What I find disturbing in this discussion is the building resentment that is being created, pitting those in the public system against those who have lost their benefits, either because they’ve lost their jobs, or their employers are cutting their benefits stating rising costs as their excuse. Economic class warfare is what is being created here. I read this in a recent article by Mark LeVine, a professor of history at UC Irvine, and it rings so true:
“… those without healthcare, job security or pensions seem intent on dragging down the lucky few unionised workers who still have them rather than engage in the hard work of demanding the same rights for themselves.”

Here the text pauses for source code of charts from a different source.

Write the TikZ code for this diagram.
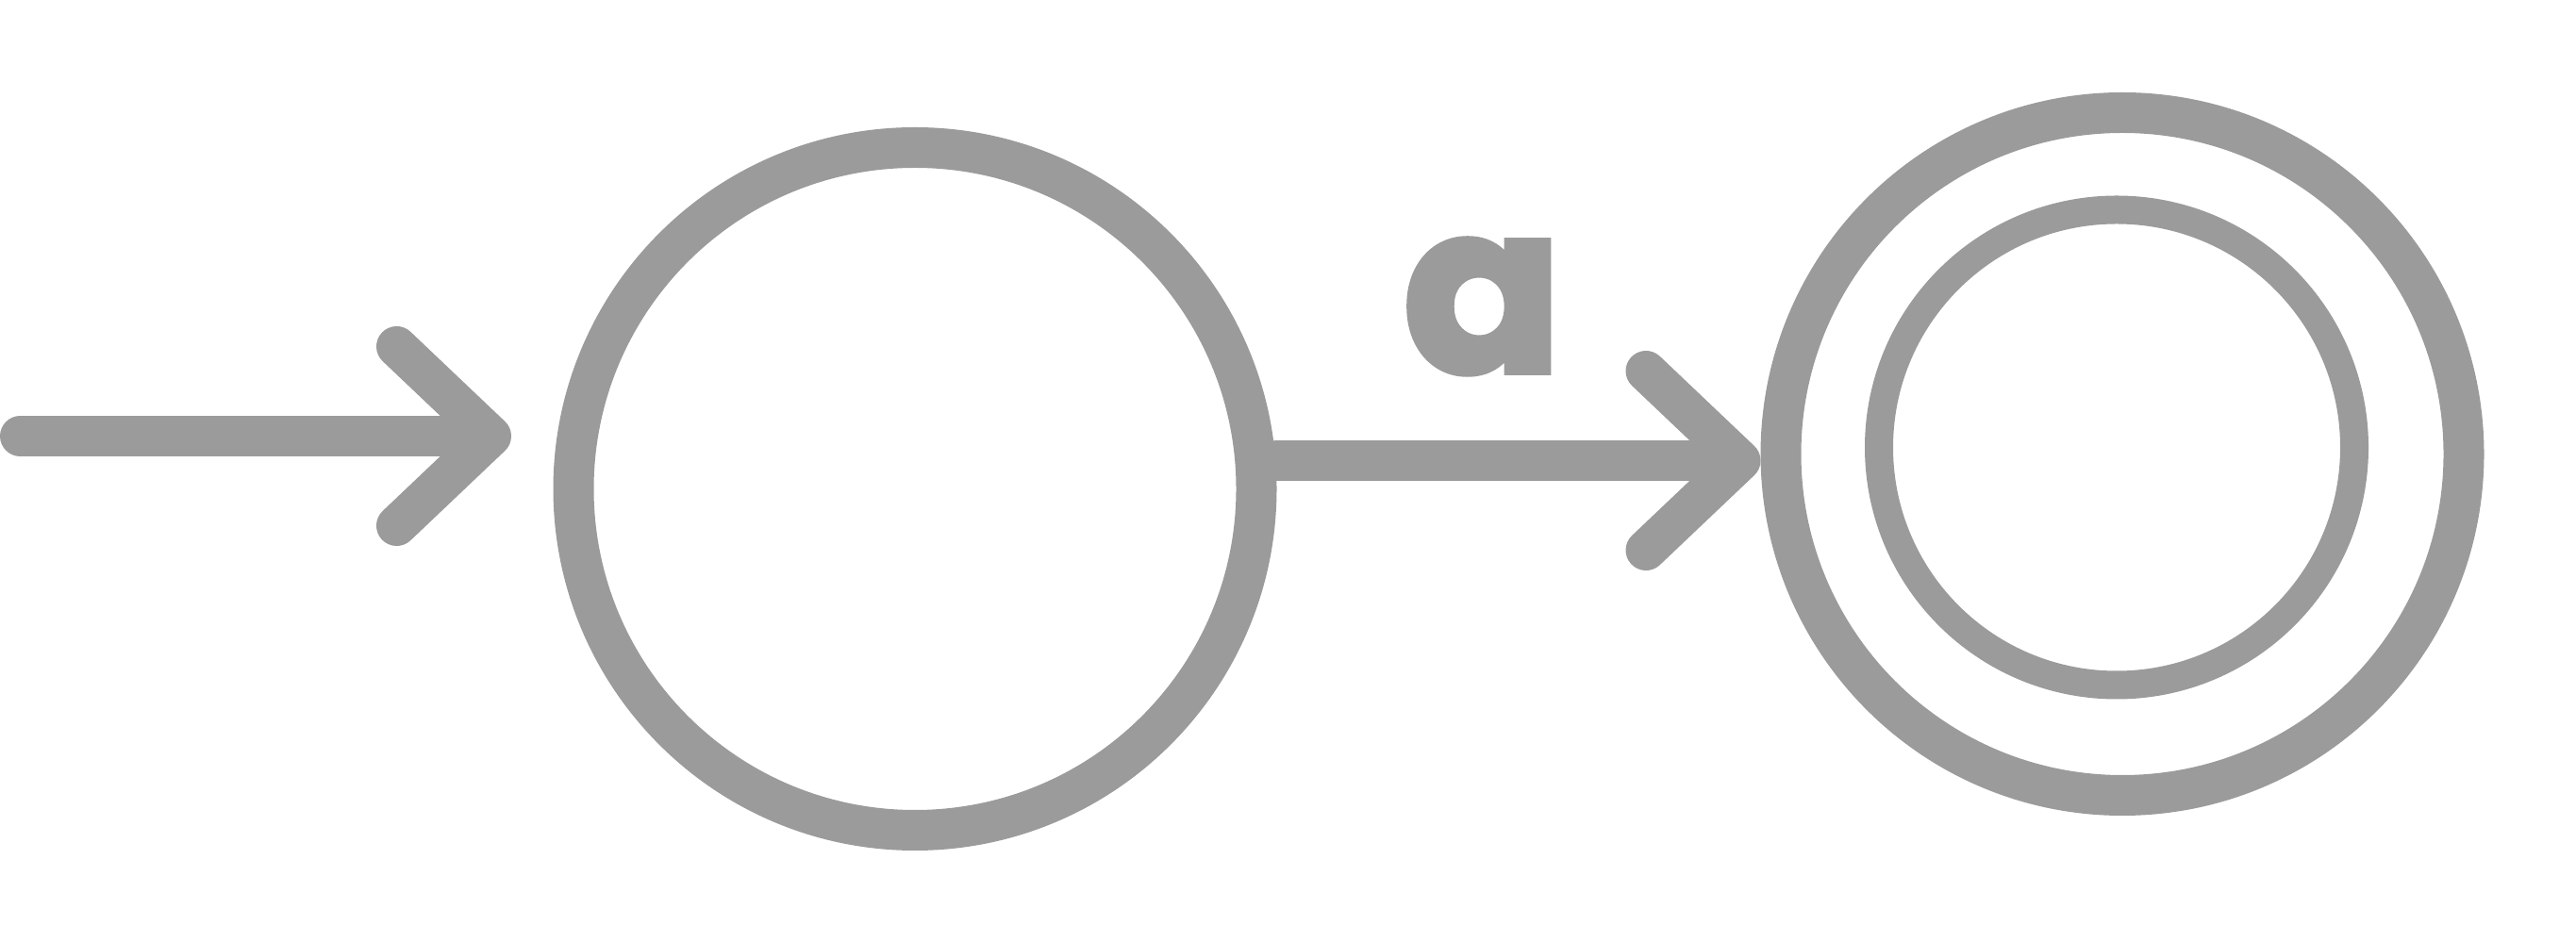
\documentclass[tikz,border=0pt]{standalone}
\usepackage{fontspec}
\usepackage{graphicx}
\usepackage{tikz}
\usetikzlibrary{arrows.meta,positioning,calc}
\newfontfamily\handfont{Poppins}[FakeBold=3]
\definecolor{pencil}{HTML}{9B9B9B}
\tikzset{
  state/.style={circle,draw=pencil,line width=0.43cm,inner sep=0pt,minimum size=7.24cm},
  fl/.style={-{Straight Barb[round,length=10mm 0,width=19mm 0]},draw=pencil,line width=0.43cm,line cap=round},
  lbl/.style={text=pencil,font=\handfont\bfseries,inner sep=0pt},
}
\begin{document}
\begin{tikzpicture}
\useasboundingbox (0,0) rectangle (27.31,9.99);
\node[state] (q0) at (9.70,4.805) {};
\node[state] (q1) at (22.50,5.175) {};
\node[state,line width=0.30cm,minimum size=5.04cm] (q1in) at (22.44,5.245) {};
\coordinate (start) at (0.215,5.365);
\node[lbl] (sym) at (15.72,6.74) {\resizebox{!}{1.40cm}{a}};
\draw[fl,shorten >=0.445cm] (start) -- (start -| q0.west);
\draw[fl] ([yshift=3mm]q0.east) -- ([yshift=3mm]q0.east -| q1.west);
\end{tikzpicture}
\end{document}
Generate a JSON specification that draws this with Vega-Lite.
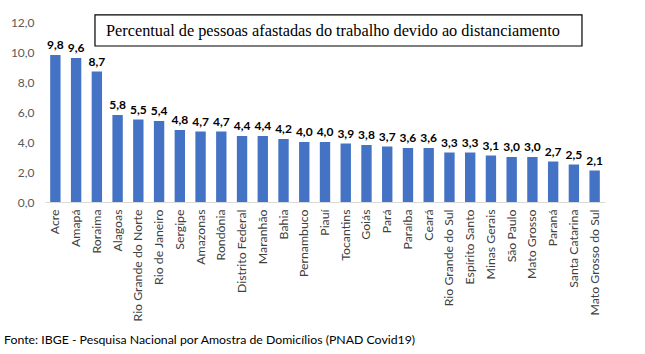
{
  "$schema": "https://vega.github.io/schema/vega-lite/v6.json",
  "autosize": "none",
  "width": 560,
  "height": 180,
  "padding": {"left": 45, "top": 22, "right": 40, "bottom": 152},
  "background": "white",
  "config": {
    "locale": {"number": {"decimal": ",", "thousands": ".", "grouping": [3], "currency": ["R$", ""]}},
    "view": {"stroke": null},
    "font": "Lato"
  },
  "title": {
    "text": "Fonte: IBGE - Pesquisa Nacional por Amostra de Domicílios (PNAD Covid19)",
    "orient": "bottom",
    "anchor": "start",
    "frame": "group",
    "dx": -41,
    "offset": 13,
    "font": "Lato",
    "fontSize": 12.3,
    "fontWeight": "normal",
    "color": "#000000"
  },
  "datasets": {
    "states": [
      {"estado": "Acre", "valor": 9.8},
      {"estado": "Amapá", "valor": 9.6},
      {"estado": "Roraima", "valor": 8.7},
      {"estado": "Alagoas", "valor": 5.8},
      {"estado": "Rio Grande do Norte", "valor": 5.5},
      {"estado": "Rio de Janeiro", "valor": 5.4},
      {"estado": "Sergipe", "valor": 4.8},
      {"estado": "Amazonas", "valor": 4.7},
      {"estado": "Rondônia", "valor": 4.7},
      {"estado": "Distrito Federal", "valor": 4.4},
      {"estado": "Maranhão", "valor": 4.4},
      {"estado": "Bahia", "valor": 4.2},
      {"estado": "Pernambuco", "valor": 4.0},
      {"estado": "Piauí", "valor": 4.0},
      {"estado": "Tocantins", "valor": 3.9},
      {"estado": "Goiás", "valor": 3.8},
      {"estado": "Pará", "valor": 3.7},
      {"estado": "Paraíba", "valor": 3.6},
      {"estado": "Ceará", "valor": 3.6},
      {"estado": "Rio Grande do Sul", "valor": 3.3},
      {"estado": "Espírito Santo", "valor": 3.3},
      {"estado": "Minas Gerais", "valor": 3.1},
      {"estado": "São Paulo", "valor": 3.0},
      {"estado": "Mato Grosso", "valor": 3.0},
      {"estado": "Paraná", "valor": 2.7},
      {"estado": "Santa Catarina", "valor": 2.5},
      {"estado": "Mato Grosso do Sul", "valor": 2.1}
    ],
    "caixa": [
      {"x1": 2.41, "x2": 25.89, "y1": 10.4, "y2": 12.47, "xt": 2.94, "yt": 11.4, "texto": "Percentual de pessoas afastadas do trabalho devido ao distanciamento"}
    ]
  },
  "resolve": {"scale": {"x": "independent"}},
  "layer": [
    {
      "data": {"name": "states"},
      "mark": {"type": "bar", "color": "#4472C4"},
      "encoding": {
        "x": {
          "field": "estado", "type": "nominal", "sort": null,
          "scale": {"paddingInner": 0.5, "paddingOuter": 0.25},
          "axis": {
            "title": null, "labelAngle": -90, "labelFont": "Lato", "labelFontSize": 12.3,
            "labelColor": "#404040", "ticks": false, "domainColor": "#d9d9d9",
            "labelPadding": 7, "labelAlign": "right", "labelBaseline": "middle", "labelOverlap": false
          }
        },
        "y": {
          "field": "valor", "type": "quantitative",
          "scale": {"domain": [0, 12]},
          "axis": {
            "title": null, "values": [0, 2, 4, 6, 8, 10, 12], "format": ".1f",
            "grid": false, "domain": false, "ticks": false, "labelPadding": 11,
            "labelFont": "Lato", "labelFontSize": 12, "labelColor": "#595959", "labelOverlap": false
          }
        }
      }
    },
    {
      "data": {"name": "states"},
      "mark": {"type": "text", "dy": -10, "fontWeight": "bold", "fontSize": 12, "font": "Lato", "color": "#000000"},
      "encoding": {
        "x": {"field": "estado", "type": "nominal", "sort": null, "scale": {"paddingInner": 0.5, "paddingOuter": 0.25}, "axis": null},
        "y": {
          "field": "valor", "type": "quantitative",
          "axis": {
            "title": null, "values": [0, 2, 4, 6, 8, 10, 12], "format": ".1f",
            "grid": false, "domain": false, "ticks": false, "labelPadding": 11,
            "labelFont": "Lato", "labelFontSize": 12, "labelColor": "#595959", "labelOverlap": false
          }
        },
        "text": {"field": "valor", "type": "quantitative", "format": ".1f"}
      }
    },
    {
      "data": {"name": "caixa"},
      "layer": [
        {
          "mark": {"type": "rect", "fill": "white", "stroke": "#000000", "strokeWidth": 1.2, "clip": false},
          "encoding": {
            "x": {"field": "x1", "type": "quantitative", "scale": {"domain": [0, 27], "nice": false, "zero": false}, "axis": null},
            "x2": {"field": "x2"},
            "y": {
              "field": "y1", "type": "quantitative",
              "axis": {
                "title": null, "values": [0, 2, 4, 6, 8, 10, 12], "format": ".1f",
                "grid": false, "domain": false, "ticks": false, "labelPadding": 11,
                "labelFont": "Lato", "labelFontSize": 12, "labelColor": "#595959", "labelOverlap": false
              }
            },
            "y2": {"field": "y2"}
          }
        },
        {
          "mark": {"type": "text", "align": "left", "baseline": "middle", "font": "Liberation Serif", "fontSize": 16.3, "color": "#000000"},
          "encoding": {
            "x": {"field": "xt", "type": "quantitative", "scale": {"domain": [0, 27], "nice": false, "zero": false}, "axis": null},
            "y": {
              "field": "yt", "type": "quantitative",
              "axis": {
                "title": null, "values": [0, 2, 4, 6, 8, 10, 12], "format": ".1f",
                "grid": false, "domain": false, "ticks": false, "labelPadding": 11,
                "labelFont": "Lato", "labelFontSize": 12, "labelColor": "#595959", "labelOverlap": false
              }
            },
            "text": {"field": "texto"}
          }
        }
      ]
    }
  ]
}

We can blame those greedy people in the public sector for the problem, and decry their apparent lack of paying up their fair share of those pension benefits. They pay 5% into it now, in case you weren’t aware. (It wasn’t always that high, to be fair). About what your average employee in the private sector might put into this 401(k) plan. The problem is that the pension system has faced raids by Gov Whitman, poor decisions concerning the reduction of the retirement age during the McGreevy admin(from age 60 to age 55), poor investment management decisions by the fund manager appointed under the Corzine admin (another story in itself), and some serious underfunding issues by all of the past administrations. It is wholly unfair and wrong to place all of the blame on the people in public service. Our esteemed elected officials have quite a bit of the burden to share on this one, and we as citizens have to share a portion of this too for voting them into office, not just once, but repeatedly. Shame on us all.
Posted by Michael F. on March 1, 2011 at 11:36 pm
Tom B.
Many thanks for setting the record straight.. We the working poor
(no longer the middle class) always end up eating dirt as the politicians and Union bosses eat Fillet Mignon in Atlantic City.